Okay, so, here’s what I really want to talk about: the direct support levels. A quick scan of the page reveals six tiers, with the minimum priced at $9.95 a month and the maximum priced at a whopping $1000 a month. Which sounds, you know, somewhat crazy, particularly when paired with the fact that there aren’t differentiated rewards between tiers… or any rewards, really. (A brass tacks detail: it appears he’s using ChargeBee as the direct support management platform.)
But I dunno, it strikes me as consistent with the kinds of people who are really into Ferriss’ work, which has to do with self-improvement and lifehacks and productivity, and which tends to draw a spread of people who really value that type of stuff.

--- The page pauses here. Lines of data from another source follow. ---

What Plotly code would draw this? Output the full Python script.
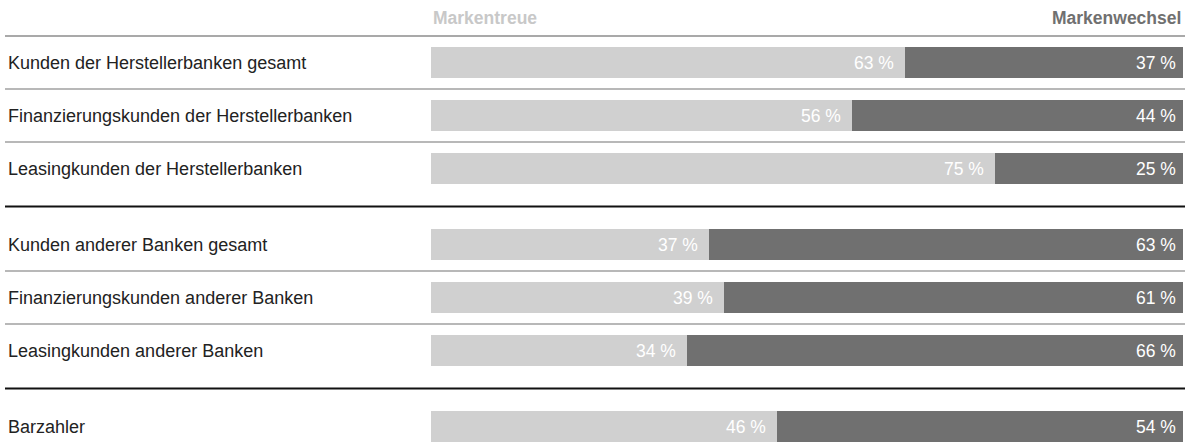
import plotly.graph_objects as go

categories = [
    "Kunden der Herstellerbanken gesamt",
    "Finanzierungskunden der Herstellerbanken",
    "Leasingkunden der Herstellerbanken",
    "Kunden anderer Banken gesamt",
    "Finanzierungskunden anderer Banken",
    "Leasingkunden anderer Banken",
    "Barzahler",
]
markentreue = [63, 56, 75, 37, 39, 34, 46]
markenwechsel = [37, 44, 25, 63, 61, 66, 54]
groups = [0, 0, 0, 1, 1, 1, 2]
series_names = ["Markentreue", "Markenwechsel"]

W, H = 1191, 448
FONT = "Liberation Sans"
FS_LABEL = 18
FS = 17.5
LIGHT = "#d0d0d0"
DARK = "#707070"

# layout positions (pixel-like y coordinates)
ROW0, STEP, GAP = 62.5, 53, 23
ypos = [ROW0 + i * STEP + g * GAP for i, g in enumerate(groups)]

fig = go.Figure()
fig.add_trace(go.Bar(
    y=ypos, x=markentreue, orientation="h", width=31,
    marker=dict(color=LIGHT, line=dict(width=0)), name=series_names[0],
    hoverinfo="skip"))
fig.add_trace(go.Bar(
    y=ypos, x=markenwechsel, orientation="h", width=31,
    marker=dict(color=DARK, line=dict(width=0)), name=series_names[1],
    hoverinfo="skip"))

ann = []
for y, lab, t, w in zip(ypos, categories, markentreue, markenwechsel):
    ann.append(dict(x=6 / W, xref="paper", y=y, yref="y", text=lab,
                    xanchor="left", yanchor="middle", showarrow=False,
                    font=dict(family=FONT, size=FS_LABEL, color="#222222")))
    ann.append(dict(x=t, xref="x", y=y, yref="y", text=f"{t} %",
                    xanchor="right", yanchor="middle", xshift=-9, showarrow=False,
                    font=dict(family=FONT, size=FS, color="#ffffff")))
    ann.append(dict(x=t + w, xref="x", y=y, yref="y", text=f"{w} %",
                    xanchor="right", yanchor="middle", xshift=-5, showarrow=False,
                    font=dict(family=FONT, size=FS, color="#ffffff")))

ann.append(dict(x=0, xref="x", y=18, yref="y", text=f"<b>{series_names[0]}</b>",
                xanchor="left", yanchor="middle", showarrow=False,
                font=dict(family=FONT, size=FS, color="#c8c8c8")))
ann.append(dict(x=100, xref="x", y=18, yref="y", text=f"<b>{series_names[1]}</b>",
                xanchor="right", yanchor="middle", showarrow=False,
                font=dict(family=FONT, size=FS, color=DARK)))

shapes = []
x0, x1 = 5 / W, 1185 / W
shapes.append(dict(type="line", xref="paper", yref="y", x0=x0, x1=x1,
                   y0=ypos[0] - 26.5, y1=ypos[0] - 26.5,
                   line=dict(color="#8c8c8c", width=1.5)))
for i in range(len(ypos) - 1):
    ym = (ypos[i] + ypos[i + 1]) / 2
    if groups[i] == groups[i + 1]:
        line = dict(color="#a0a0a0", width=1.5)
    else:
        line = dict(color="#111111", width=2)
    shapes.append(dict(type="line", xref="paper", yref="y", x0=x0, x1=x1,
                       y0=ym, y1=ym, line=line))

fig.update_layout(
    width=W, height=H, margin=dict(l=0, r=0, t=0, b=0),
    paper_bgcolor="white", plot_bgcolor="white",
    barmode="stack", bargap=0, showlegend=False,
    xaxis=dict(range=[0, 100], domain=[431 / W, 1183 / W], visible=False,
               fixedrange=True),
    yaxis=dict(range=[H, 0], domain=[0, 1], visible=False, fixedrange=True),
    annotations=ann, shapes=shapes,
)

fig.write_html("out.html")
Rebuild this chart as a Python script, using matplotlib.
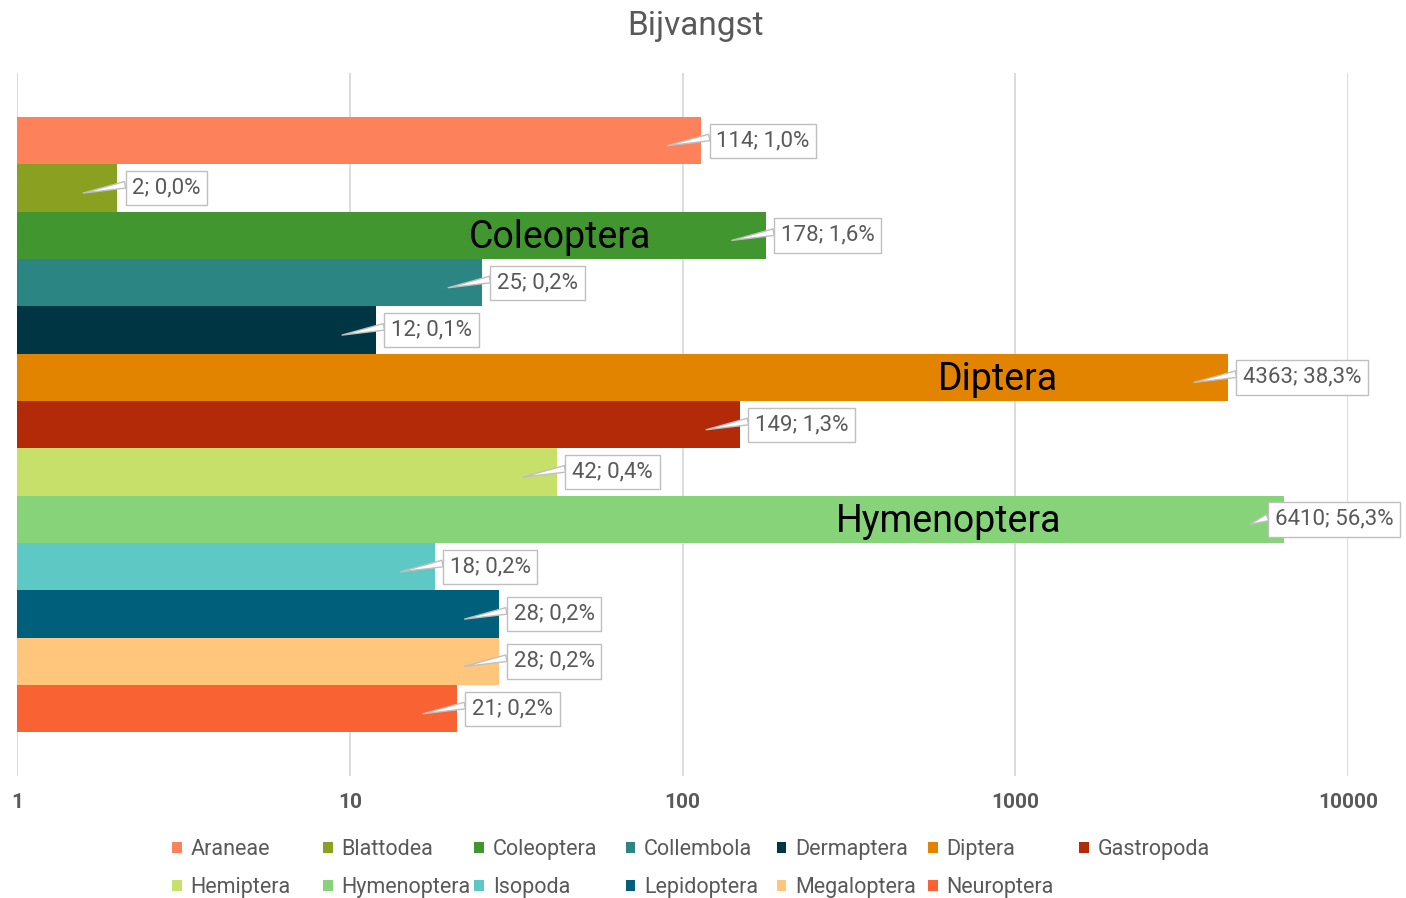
import matplotlib
matplotlib.use("Agg")
import matplotlib.pyplot as plt
from matplotlib.transforms import offset_copy, blended_transform_factory
from matplotlib.patches import Patch

plt.rcParams['font.family'] = ['Roboto', 'DejaVu Sans']

categories = ["Araneae", "Blattodea", "Coleoptera", "Collembola", "Dermaptera",
              "Diptera", "Gastropoda", "Hemiptera", "Hymenoptera", "Isopoda",
              "Lepidoptera", "Megaloptera", "Neuroptera"]
counts = [114, 2, 178, 25, 12, 4363, 149, 42, 6410, 18, 28, 28, 21]
colors = ["#FD825B", "#89A021", "#41962F", "#2B8583", "#003543", "#E28400",
          "#B22A07", "#C6E06A", "#86D37A", "#5EC8C4", "#005F7A", "#FFC67C",
          "#F96232"]
big_labels = {"Coleoptera": 0.408, "Diptera": 0.737, "Hymenoptera": 0.700}
label_shift_px = {"Hymenoptera": -24}
x_ticks = [1, 10, 100, 1000, 10000]
title = "Bijvangst"

W, H = 1406, 898
fig = plt.figure(figsize=(W / 100, H / 100), dpi=100)
ax = fig.add_axes([17 / W, 1 - 776 / H, (1348 - 17) / W, (776 - 73) / H])

total = sum(counts)
ypos = list(range(len(categories)))
ax.barh(ypos, counts, height=1.0, color=colors, left=0, zorder=2)
ax.set_xscale('log')
ax.set_xlim(1, 10000)
ax.set_ylim(12.5 + 0.92, -0.5 - 0.93)
ax.set_xticks(x_ticks)
ax.set_xticklabels([str(t) for t in x_ticks], fontsize=15, fontweight='bold', color='#595959')
ax.minorticks_off()
ax.tick_params(axis='x', length=0, pad=12)
ax.set_yticks([])
for s in ax.spines.values():
    s.set_visible(False)
ax.grid(axis='x', color='#D9D9D9', linewidth=1.3, zorder=0)
ax.set_axisbelow(True)

for i, (c, v) in enumerate(zip(categories, counts)):
    pct = f"{v / total * 100:.1f}".replace('.', ',')
    lab = f"{v}; {pct}%"
    dx = label_shift_px.get(c, 0)
    xy_tr = offset_copy(ax.transData, fig=fig, x=-34, y=-5, units='dots')
    ax.annotate(lab, xy=(v, i), xycoords=xy_tr,
                xytext=(34 + 15 + dx, 5), textcoords='offset pixels',
                ha='left', va='center', fontsize=16, color='#595959',
                bbox=dict(boxstyle='square,pad=0.3', fc='white', ec='#BFBFBF', lw=1),
                arrowprops=dict(arrowstyle='wedge,tail_width=0.3,shrink_factor=0.5',
                                fc='white', ec='#BFBFBF', lw=1, relpos=(0, 0.72),
                                shrinkA=0, shrinkB=0),
                annotation_clip=False, zorder=5)

tr = offset_copy(blended_transform_factory(ax.transAxes, ax.transData), fig=fig,
                 x=0, y=-2, units='dots')
for name, xf in big_labels.items():
    i = categories.index(name)
    ax.text(xf, i, name, transform=tr, ha='center', va='center',
            fontsize=27, color='black', zorder=4)

fig.text(695 / W, 1 - 26 / H, title, ha='center', va='center', fontsize=24, color='#595959')

handles = [Patch(facecolor=col, edgecolor='none', label=c) for c, col in zip(categories, colors)]
ncols = 7
col_x0 = 172
col_dx = 151.2
for col in range(ncols):
    hs = [handles[k] for k in (col, col + ncols) if k < len(handles)]
    leg = fig.legend(handles=hs, loc='upper left',
                     bbox_to_anchor=((col_x0 + col * col_dx) / W, 1 - 839 / H),
                     frameon=False, fontsize=15.5, labelcolor='#595959',
                     handlelength=0.45, handleheight=0.45, handletextpad=0.4,
                     labelspacing=0.8, borderpad=0, borderaxespad=0)

fig.savefig("out.png", dpi=100)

And I’m willing to bet that that spread of people tends to be, more often than not, clustered in an income class for whom $9.95 a month is no big deal. (Meanwhile, the $1000 a month tier feels like a “why not?” option, because in the off-chance that there are three or four rich guys are cash-fluid enough to hit it, why leave $3000 to $4000 on the table?)
Again, the monetization system is optional, not a subscription, which means the arrangement that’s being established here likely translate to one where those who can and want to support are subsidizing the work for those who aren’t able to do so. All of which is to say, I like this move quite a bit for this specific production.
But this specific execution of the direct support model is not super replicable, of course, for a number of factors: Ferriss already has a broad reach and following, his broader business model as a media operation is spread out across several platforms (including books and whatnot), the material he works with is a particularly sticky media genre, and the publishing cadence is one where supporters would generally feel like they’re consistently seeing their money put to work.
The big idea holds, though, which is this: it’s the appropriate pairing of business model and audience. It’s probably not going to work as well with shows that draw in different kinds of audiences (with different kinds of relationships to their incomes), or shows that are structured differently with different publishing cadences (bi-weekly shows, I imagine, have a real tough time), or even shows that come from, like, a bigger organization (it’s one thing to feel compelled to support an individual, it’s another emotional dynamic altogether when it comes to supporting official-seeming groups).
Point being: business models need to fit the audience, or at least land in a place where there is a theory or a philosophy around what the audience should be, and how the different components of which should be made to relate to each other. This, I think, should raise some questions around the way various tools are built to solve monetization problems for podcasters and media creators more broadly.